The only issue I see is that you are assuming your patients are representative of the general population in terms of smoking and other factors influencing GB disease.

Here is a hypothetical example of how that might not be true. Suppose you in the past did a great job on a few smokers who spread the word to other smokers who then come to you as patients. So by historical accident you tend to attract smokers as your patients. Then your data say nothing about causation of GB disease.

To be statistically convincing, you have to rule out all possible stories like this. That's difficult to do without carefully generated data and that is why controlled trials and double-blind experiments are used.

However, although I don't know, isn't it true that a lot of published medical articles do not report on rigorously controlled trials but are still useful? Perhaps they prompt someone else to do the controlled trials.
• Sep 13th 2006, 10:23 PM
CaptainBlack
Quote:

Originally Posted by CysticDuct
Thanks for the replies thus far.

I dont know what you mean by "cells". :confused:

I collected the data myself.

Now, the data is actually surgical in nature. I used left handedness and arthritis as an example.

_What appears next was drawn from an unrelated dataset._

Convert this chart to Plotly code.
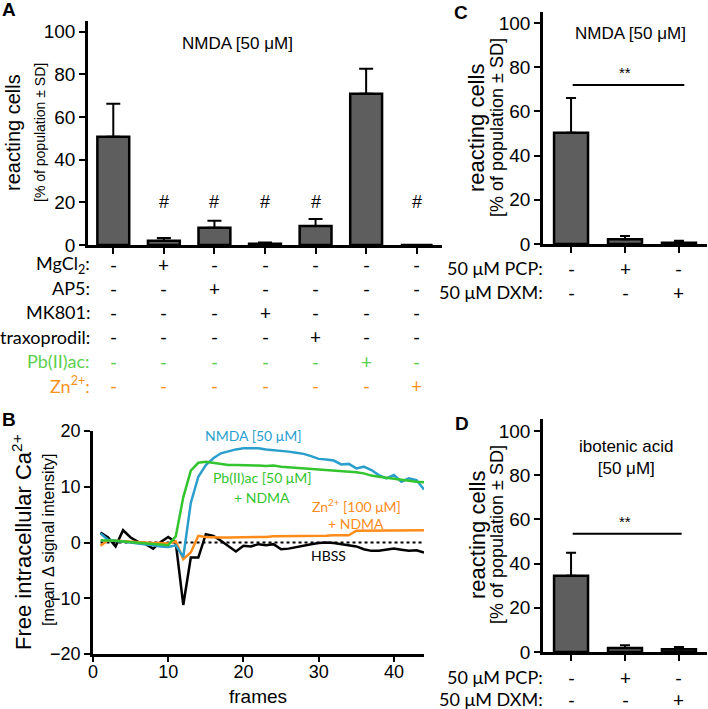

I guess a better explanation would be "Patients who smoke cigarettes develop gall bladder disease", where the questionaire was filled out by every patient who had their gall bladder removed at a single surgical site. Each patient was asked their age and if they smoked or not. Only people who smoked >1/2 pack per day were included.

I know the % of the US adult population who smokes.
All of my patients are US adults.

The proportion of the US population that smokes varies with geographical
area. So while the "typical" rate may be ~25%, there are regions where it is
~35%, and others where it is ~19%.

As you have taken data from a single centre you need to know the
proportion of the population served by the centre who smoke not a
national average.

Now if the centre is in a high smoking region the centre may serve a smaller
sub-population and the smoking rate again may differe from that of the
region. For instance if the smoking rate varies significantly with age, you will
be sampling from a different population from that of all adults in your region
(in fact it looks like you are sampling from an older population that the

In conclusion - you cannot use the US national smoking statistics as
a reference smoking rate, you have to find that data for the population that
your centre serves (including the correct age band).

RonL
• Sep 14th 2006, 04:33 PM
CysticDuct
Excellent ideas.

I will admit this is indeed a preliminary study that will hopefully increase interest in future studies of this kind. I am not looking to publish a ground breaking paper but rather to demonstrate a possible correlation in hopes that someone will pick this up and use it in future work. This is also a 100% non-funded study...which is why I am online trying to figure out how to do the math! No one involved is being paid to do any research on anything else so its really all up to me.

Can anyone direct me to a website that can walk me through step-by-step instructions on plugging these numbers into an equation.

I am embarassed to admit that after 21 years of school I am still a "see it then do it" sort of guy!

Thanks so much for all the help. I really do appreciate it!
• Sep 15th 2006, 12:59 AM
JakeD
Quote:

Originally Posted by CysticDuct
Excellent ideas.

I will admit this is indeed a preliminary study that will hopefully increase interest in future studies of this kind. I am not looking to publish a ground breaking paper but rather to demonstrate a possible correlation in hopes that someone will pick this up and use it in future work. This is also a 100% non-funded study...which is why I am online trying to figure out how to do the math! No one involved is being paid to do any research on anything else so its really all up to me.

Can anyone direct me to a website that can walk me through step-by-step instructions on plugging these numbers into an equation.

I am embarassed to admit that after 21 years of school I am still a "see it then do it" sort of guy!

Thanks so much for all the help. I really do appreciate it!

The first site in this Google search has an extensive explanation and a calculator.